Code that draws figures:
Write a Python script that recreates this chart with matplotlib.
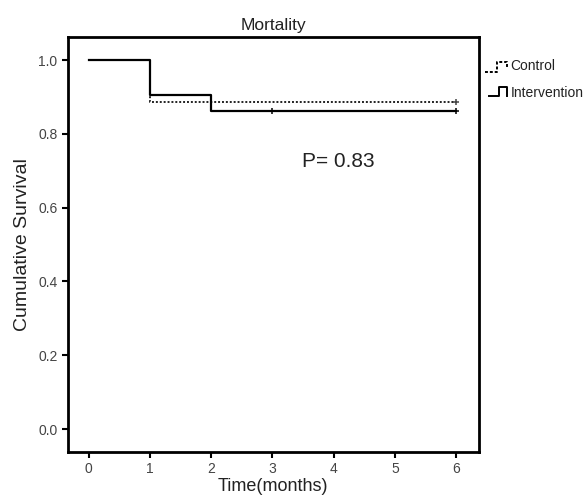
import matplotlib
matplotlib.use("Agg")
import matplotlib.pyplot as plt
from matplotlib.lines import Line2D

plt.rcParams['font.family'] = ['Liberation Sans', 'DejaVu Sans']

# Kaplan-Meier step data (time, survival)
control_t = [0, 1, 6]
control_s = [1.0, 0.886, 0.886]
control_censor_t = [6]
control_censor_s = [0.886]

interv_t = [0, 1, 2, 6]
interv_s = [1.0, 0.905, 0.862, 0.862]
interv_censor_t = [3, 6]
interv_censor_s = [0.862, 0.862]

x_ticks = [0, 1, 2, 3, 4, 5, 6]
y_ticks = [0.0, 0.2, 0.4, 0.6, 0.8, 1.0]

fig = plt.figure(figsize=(5.86, 4.95), dpi=100)
ax = fig.add_axes([0.116, 0.087, 0.701, 0.838])

ax.step(control_t, control_s, where='post', color='#222222', linestyle=(0, (1, 1)), linewidth=1.4)
ax.step(interv_t, interv_s, where='post', color='black', linewidth=1.6)
ax.plot(control_censor_t, control_censor_s, linestyle='none', marker='+', color='#444444', markersize=5, markeredgewidth=1.1)
ax.plot(interv_censor_t, interv_censor_s, linestyle='none', marker='+', color='black', markersize=5, markeredgewidth=1.1)

ax.set_xlim(-0.34, 6.37)
ax.set_ylim(-0.062, 1.062)
ax.set_xticks(x_ticks)
ax.set_yticks(y_ticks)
ax.set_yticklabels(["%.1f" % v for v in y_ticks])
for s in ax.spines.values():
    s.set_linewidth(2)
ax.tick_params(direction='out', length=4, width=1.5, labelsize=10, labelcolor='#444444')

ax.set_title("Mortality", fontsize=12.5, color='#222222', pad=5)
ax.set_xlabel("Time(months)", fontsize=13, color='#222222', labelpad=1)
ax.set_ylabel("Cumulative Survival", fontsize=14, color='#222222', labelpad=5)
ax.text(4.08, 0.726, "P= 0.83", fontsize=15, color='#222222', ha='center', va='center')

# legend with step-shaped icons, outside the axes
def fx(px):
    return px / 586.0
def fy(py):
    return 1 - py / 495.0

fig.add_artist(Line2D([fx(485), fx(497), fx(497), fx(507), fx(507)],
                      [fy(72), fy(72), fy(62), fy(62), fy(68)],
                      color='black', linestyle=(0, (1.5, 1)), linewidth=1.4))
fig.add_artist(Line2D([fx(489), fx(499), fx(499), fx(507), fx(507)],
                      [fy(96), fy(96), fy(87), fy(87), fy(96)],
                      color='black', linewidth=1.4))
fig.text(fx(510), fy(66), "Control", fontsize=10, color='#222222', va='center')
fig.text(fx(511), fy(93), "Intervention", fontsize=10, color='#222222', va='center')

fig.savefig("out.png", dpi=100)
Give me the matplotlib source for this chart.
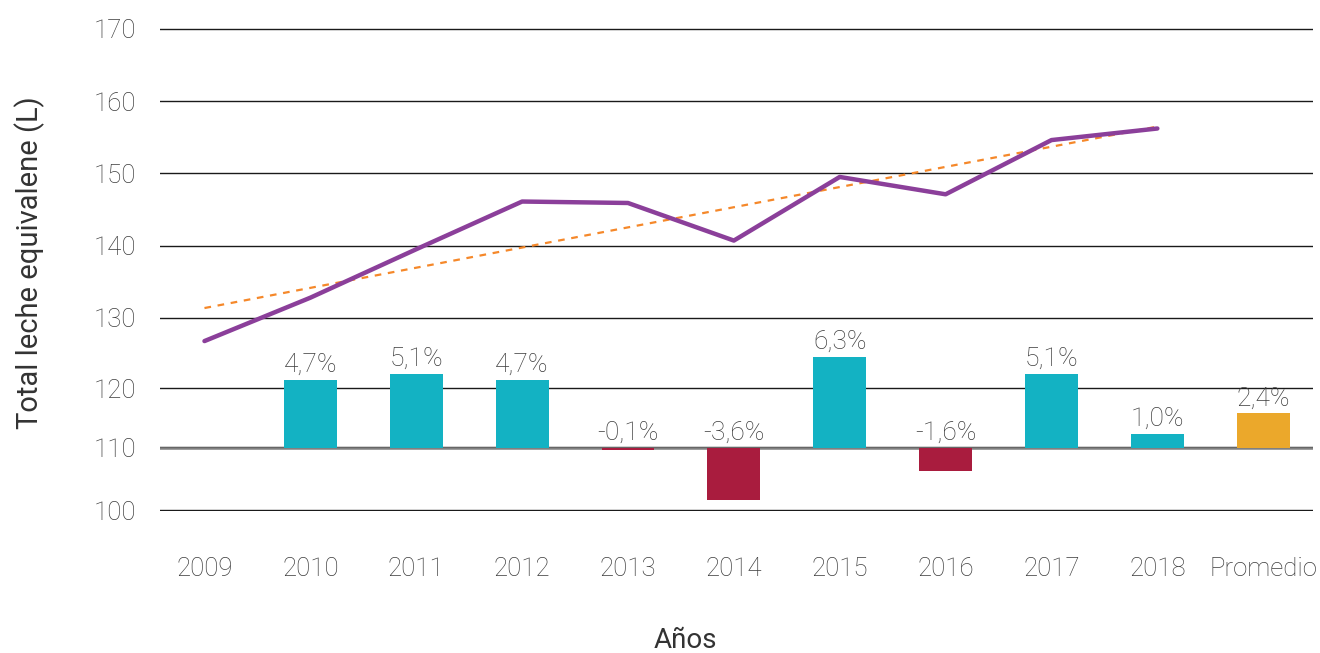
import numpy as np
import matplotlib
matplotlib.use("Agg")
import matplotlib.pyplot as plt

plt.rcParams['font.family'] = ['Roboto', 'DejaVu Sans']

categorias = ['2009', '2010', '2011', '2012', '2013', '2014', '2015',
              '2016', '2017', '2018', 'Promedio']
# litros de leche equivalente por año (2009-2018)
total_leche = [126.8, 132.8, 139.5, 146.1, 145.9, 140.7, 149.5, 147.1, 154.6, 156.2]
# variación anual en % (2010-2018) y promedio
variacion = [4.7, 5.1, 4.7, -0.1, -3.6, 6.3, -1.6, 5.1, 1.0, 2.4]
etiquetas_y = ['170', '160', '150', '140', '130', '120', '110', '100']
pos_y = [170, 160, 150, 140, 130, 120.3, 112.1, 103.4]

c_pos = '#13B2C3'
c_neg = '#A91C3E'
c_prom = '#EBA82B'
c_linea = '#8B3F9A'
c_tend = '#F5882A'
c_texto = '#3C3C3C'

fig = plt.figure(figsize=(13.2, 6.53), dpi=100)
ax = fig.add_axes([160 / 1320, 1 - 511 / 653, (1313 - 160) / 1320, (511 - 28) / 653])
ax2 = ax.twinx()

x = np.arange(len(categorias))
x_lin = x[:len(total_leche)]

# barras de variación (eje secundario, encima de la grilla)
x_bar = x[1:]
colores = [c_neg if v < 0 else c_pos for v in variacion[:-1]] + [c_prom]
ax2.axhline(0, color='#808080', lw=1.8, zorder=2)
ax2.bar(x_bar, variacion, width=0.5, color=colores, zorder=3)
for xi, v in zip(x_bar, variacion):
    top = max(v, 0)
    ax2.text(xi, top + 0.2, f"{v:.1f}%".replace('.', ','), ha='center', va='bottom',
             fontsize=19, color=c_texto, fontweight='light')
ax2.set_ylim(-4.34, 28.97)
ax2.set_yticks([])

# línea y tendencia
ax.plot(x_lin, total_leche, color=c_linea, lw=3.2, zorder=5, solid_capstyle='round')
coef = np.polyfit(x_lin, total_leche, 1)
ax.plot(x_lin, np.polyval(coef, x_lin), color=c_tend, lw=1.6, ls=(0, (3, 3)), zorder=4)

ax.set_ylim(103.3, 170.1)
ax.set_xlim(-0.42, 10.47)
ax.set_yticks(pos_y)
ax.set_yticklabels(etiquetas_y, fontweight='light')
ax.set_xticks(x)
ax.set_xticklabels(categorias, fontweight='light')
ax.grid(axis='y', color='#1A1A1A', lw=1)
ax.set_axisbelow(True)
ax.tick_params(axis='both', length=0, labelsize=18.5, labelcolor=c_texto)
ax.tick_params(axis='x', pad=33)
ax.tick_params(axis='y', pad=17)
ax2.set_zorder(ax.get_zorder() + 1)
ax2.patch.set_visible(False)
for a in (ax, ax2):
    for s in a.spines.values():
        s.set_visible(False)

fig.text(685 / 1320, 1 - 641 / 653, 'Años', ha='center', va='center',
         fontsize=20, color='#333333')
fig.text(30 / 1320, 1 - 263 / 653, 'Total leche equivalene (L)', ha='center', va='center',
         rotation=90, fontsize=21, color='#333333')

fig.savefig('out.png', dpi=100)
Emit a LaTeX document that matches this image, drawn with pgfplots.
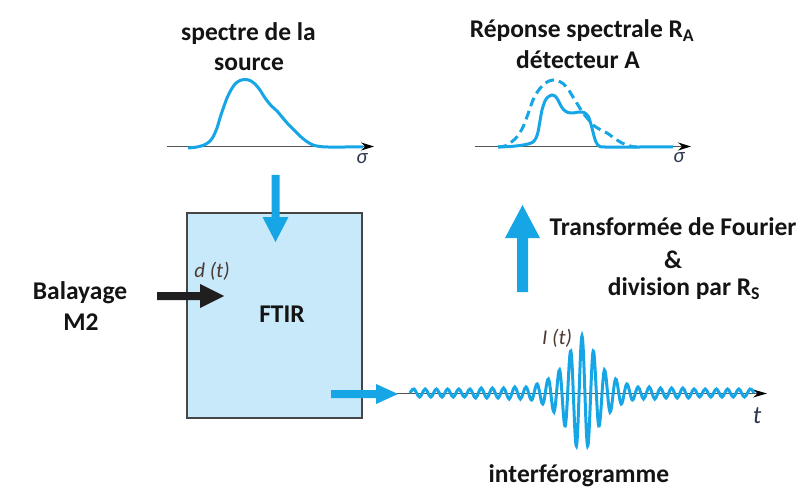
\documentclass[border=0pt]{standalone}
\usepackage{pgfplots}
\pgfplotsset{compat=1.18}
\usepackage{fontspec}
\setmainfont{Carlito}
\usetikzlibrary{arrows.meta}
\definecolor{sky}{RGB}{22,166,230}
\definecolor{boxfill}{RGB}{200,233,250}
\definecolor{boxline}{RGB}{70,70,70}
\definecolor{axgray}{RGB}{85,85,85}
\definecolor{lab}{RGB}{75,58,50}
\definecolor{sig}{RGB}{45,55,80}
\begin{document}
\begin{tikzpicture}
\begin{axis}[width=798pt,height=492pt,scale only axis,
  xmin=0,xmax=798,ymin=0,ymax=492,y dir=reverse,hide axis,clip=false]
% FTIR box
\fill[boxfill,draw=boxline,line width=1.5pt] (axis cs:187,213) rectangle (axis cs:362,418);
% axis lines
\draw[axgray,line width=1.4pt,-{Stealth[length=13pt,width=8pt,black]}] (axis cs:167,146.5) -- (axis cs:374,146.5);
\draw[axgray,line width=1.4pt,-{Stealth[length=13pt,width=8pt,black]}] (axis cs:475,146.5) -- (axis cs:691,146.5);
\draw[axgray,line width=1.4pt,-{Stealth[length=14pt,width=8pt,black]}] (axis cs:395,393.5) -- (axis cs:767,393.5);
% source spectrum
\addplot[sky,line width=3pt,smooth,tension=0.5] coordinates {
(188,148) (197,147) (204,145) (209,142) (213,137) (217,128) (220,118) (223,109) (227,98) (231,90) (235,84) (240,80.5) (245,79.5) (250,80.5) (255,84) (260,90) (264,96.5) (268,102) (272,106.5) (277,111) (282,117) (288,124) (294,130) (300,136) (306,141) (313,145) (320,146.5) (328,147) (345,147) (363,147)};
% detector response dashed
\addplot[sky,line width=3pt,smooth,tension=0.5,dash pattern=on 9pt off 5pt] coordinates {
(498,147) (505,146) (510,143) (515,139) (519,134) (523,127) (528,114) (533,100) (538,91) (543,85) (548,81.5) (553,80) (558,81) (563,83.5) (568,89) (573,97) (578,105) (583,113) (588,119) (593,125) (600,129.5) (607,133) (612,136.5) (617,140) (622,143) (627,145) (632,146.5) (637,147)};
% detector response solid
\addplot[sky,line width=3pt,smooth,tension=0.5] coordinates {
(498,147) (510,146.5) (520,145.5) (528,144) (533,142) (536,138) (538,132) (540,121) (542,110) (545,101) (548,97) (552,95) (555,96) (558,100) (561,106) (564,110) (568,112.5) (573,113) (579,112) (584,112.5) (588,116) (590,121) (592,128) (594,136) (596,142) (599,146) (605,147) (640,147) (673,147)};
% interferogram
\addplot[sky,line width=3pt,smooth,tension=0.6] coordinates {
(410,393) (414.0,389) (419.6,397) (425.2,389) (430.8,397) (436.4,389) (442.0,397) (447.6,389) (453.2,397) (458.8,389) (464.4,397) (470.0,389) (475.6,398) (481.2,388) (486.8,398) (492.4,388) (498.0,398) (503.6,388) (509.2,399) (514.8,387) (520.4,399) (526.0,387) (531.6,400) (537.2,384) (542.8,404) (548.4,379) (554.0,412) (559.6,370) (565.2,426) (570.8,351) (576.4,446) (582.0,336) (587.6,446) (593.2,351) (598.8,426) (604.4,370) (610.0,412) (615.6,379) (621.2,404) (626.8,384) (632.4,400) (638.0,387) (643.6,399) (649.2,387) (654.8,399) (660.4,388) (666.0,398) (671.6,388) (677.2,398) (682.8,388) (688.4,398) (694.0,389) (699.6,397) (705.2,389) (710.8,397) (716.4,389) (722.0,397) (727.6,389) (733.2,397) (738.8,389) (744.4,397) (750.0,389) (754,393)};
% block arrows
\fill[sky] (axis cs:271.5,175) -- (axis cs:279.5,175) -- (axis cs:279.5,217) -- (axis cs:288.5,217) -- (axis cs:275.5,242) -- (axis cs:262.5,217) -- (axis cs:271.5,217) -- cycle;
\fill[sky] (axis cs:331,390) -- (axis cs:376,390) -- (axis cs:376,384) -- (axis cs:398,394) -- (axis cs:376,404) -- (axis cs:376,398) -- (axis cs:331,398) -- cycle;
\fill[sky] (axis cs:517,292) -- (axis cs:517,238) -- (axis cs:505,238) -- (axis cs:522.5,205) -- (axis cs:540,238) -- (axis cs:528,238) -- (axis cs:528,292) -- cycle;
\fill[black!88] (axis cs:157,292) -- (axis cs:200,292) -- (axis cs:200,284) -- (axis cs:224,296) -- (axis cs:200,308) -- (axis cs:200,300) -- (axis cs:157,300) -- cycle;
% texts
\begin{scope}[every node/.style={font=\fontsize{25.5}{30}\selectfont\bfseries,text=black!92,inner sep=0pt}]
\node at (axis cs:248.5,34) {spectre de la};
\node at (axis cs:249,64) {source};
\node at (axis cs:582,31) {Réponse spectrale R\textsubscript{A}};
\node at (axis cs:578,60) {détecteur A};
\node at (axis cs:673,227) {Transformée de Fourier};
\node at (axis cs:673,260) {\&};
\node at (axis cs:684,289) {division par R\textsubscript{S}};
\node at (axis cs:80,293) {Balayage};
\node at (axis cs:81,322) {M2};
\node at (axis cs:282,314) {FTIR};
\node at (axis cs:579,476) {interférogramme};
\end{scope}
\begin{scope}[every node/.style={font=\fontsize{21}{24}\selectfont\itshape,inner sep=0pt}]
\node[text=lab] at (axis cs:212,271) {d (t)};
\node[text=lab] at (axis cs:557,338) {I (t)};
\node[text=sig] at (axis cs:362,159) {σ};
\node[text=sig] at (axis cs:679,158) {σ};
\node[text=sig,font=\fontsize{25}{28}\selectfont\itshape] at (axis cs:757,416) {t};
\end{scope}
\end{axis}
\pgfresetboundingbox
\path (0,0) rectangle (798pt,492pt);
\end{tikzpicture}
\end{document}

[Given request] Reproduce exactly the section that begins with the line containing "Give me the matplotlib source for this chart." and ends with the line containing "plt.rcParams['font.family'] = ['Roboto', 'DejaVu". Both boundary lines belong in the copy, but pictures do not.

[The output]
Give me the matplotlib source for this chart.
import numpy as np
import matplotlib
matplotlib.use("Agg")
import matplotlib.pyplot as plt

plt.rcParams['font.family'] = ['Roboto', 'DejaVu Sans']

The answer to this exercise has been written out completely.